Digital Prosopographical Handbook of Flight and Migration of German Rabbis after 1933 (MIGRA)

The Digital Prosopographical Handbook of Flight and Migration of German Rabbis after 1933 (MIGRA) is complementing the collection of prosopographical data compiled in our database MIRA (https://mira.geschichte.lmu.de/) which delivers a short dictionary-style access to the rabbis’ careers and biographies as well as to archival and library holdings that are linked with this database.

The collection of articles in the handbook seeks to publish more nuanced scholarly articles highlighting the transnational nature of the refugee rabbis’ careers in a new fashion. This includes their flight, their hybrid identities and their reasoning over their cultural heritage and legacy after flight and relocation as “the last of a special kind” and the cultural transfers they stimulated. While their presence and re-organization in the United States around sister-institutions of the German rabbinical seminaries unquestionably turned the United States to a new center of modern Judaism and modern Jewish scholarship, their active involvement in cultural transfers, from Europe to the United States, but also to other countries, including post-war Germany, has hardly been addressed and should be an essential focus of this publication.

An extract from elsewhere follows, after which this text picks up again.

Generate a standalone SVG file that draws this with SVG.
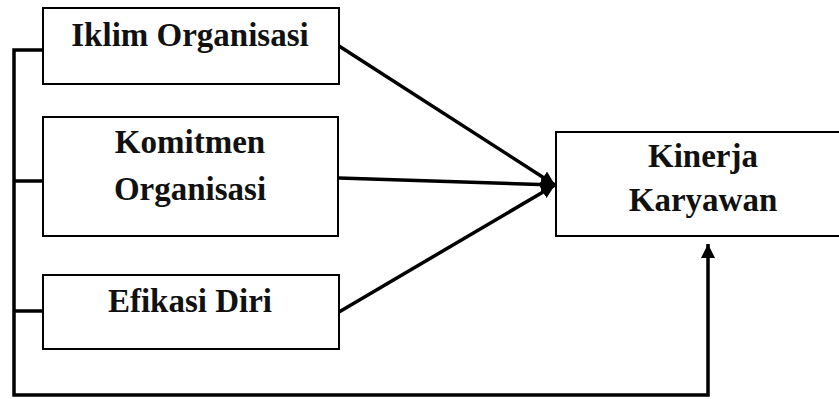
<svg xmlns="http://www.w3.org/2000/svg" width="839" height="399" viewBox="0 0 839 399">
<style>
.box{fill:#fff;stroke:#000;stroke-width:2}
.lbl{font-family:"Liberation Serif","Times New Roman",serif;font-weight:bold;font-size:33px;fill:#111;text-anchor:middle}
.ln{fill:none;stroke:#000;stroke-width:3.5}
</style>
<defs>
<marker id="ah" markerUnits="userSpaceOnUse" markerWidth="16" markerHeight="14" refX="14" refY="7" orient="auto">
<path d="M0,0 L14,7 L0,14 Z" fill="#000"/>
</marker>
</defs>
<g id="connectors">
<path class="ln" d="M43,50 H14 V395 H708 V244" marker-end="url(#ah)"/>
<path class="ln" d="M14,181 H43"/>
<path class="ln" d="M14,311 H43"/>
<path class="ln" d="M339,46 L555,185" marker-end="url(#ah)"/>
<path class="ln" d="M339,178 L555,185" marker-end="url(#ah)"/>
<path class="ln" d="M339,312 L555,185" marker-end="url(#ah)"/>
</g>
<g id="iklim">
<rect class="box" x="43" y="8" width="296" height="76"/>
<text class="lbl" x="190" y="46">Iklim Organisasi</text>
</g>
<g id="komitmen">
<rect class="box" x="43" y="117" width="295" height="119"/>
<text class="lbl" x="190" y="153">Komitmen</text>
<text class="lbl" x="190" y="200">Organisasi</text>
</g>
<g id="efikasi">
<rect class="box" x="43" y="275" width="296" height="74"/>
<text class="lbl" x="190" y="312">Efikasi Diri</text>
</g>
<g id="kinerja">
<rect class="box" x="556" y="132" width="300" height="104"/>
<text class="lbl" x="703" y="167">Kinerja</text>
<text class="lbl" x="703" y="211">Karyawan</text>
</g>
</svg>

The publication also includes rabbis who struggled to connect to existing American institutions or networks and re-organized exclusively in the refugee community, or outside the rabbinical profession.

While these cultural transfers frequently began at an early age, since a large part of the “German rabbinate”, was born east of the post World-War I borders of the German Reich in regions of Central Europe that used to belong to the Empires of Russia, Austria and Prussia, which dissolved after the First World War and harbored a large Jewish population with a distinct traditional background and knowledge, they are not one-dimensional, or take exclusively place in an East-West direction. The exchanges and communications are multidirectional and take place in hence undiscovered networks of communications, relationships and scholarly organizations, which we would like to address in this collection of articles.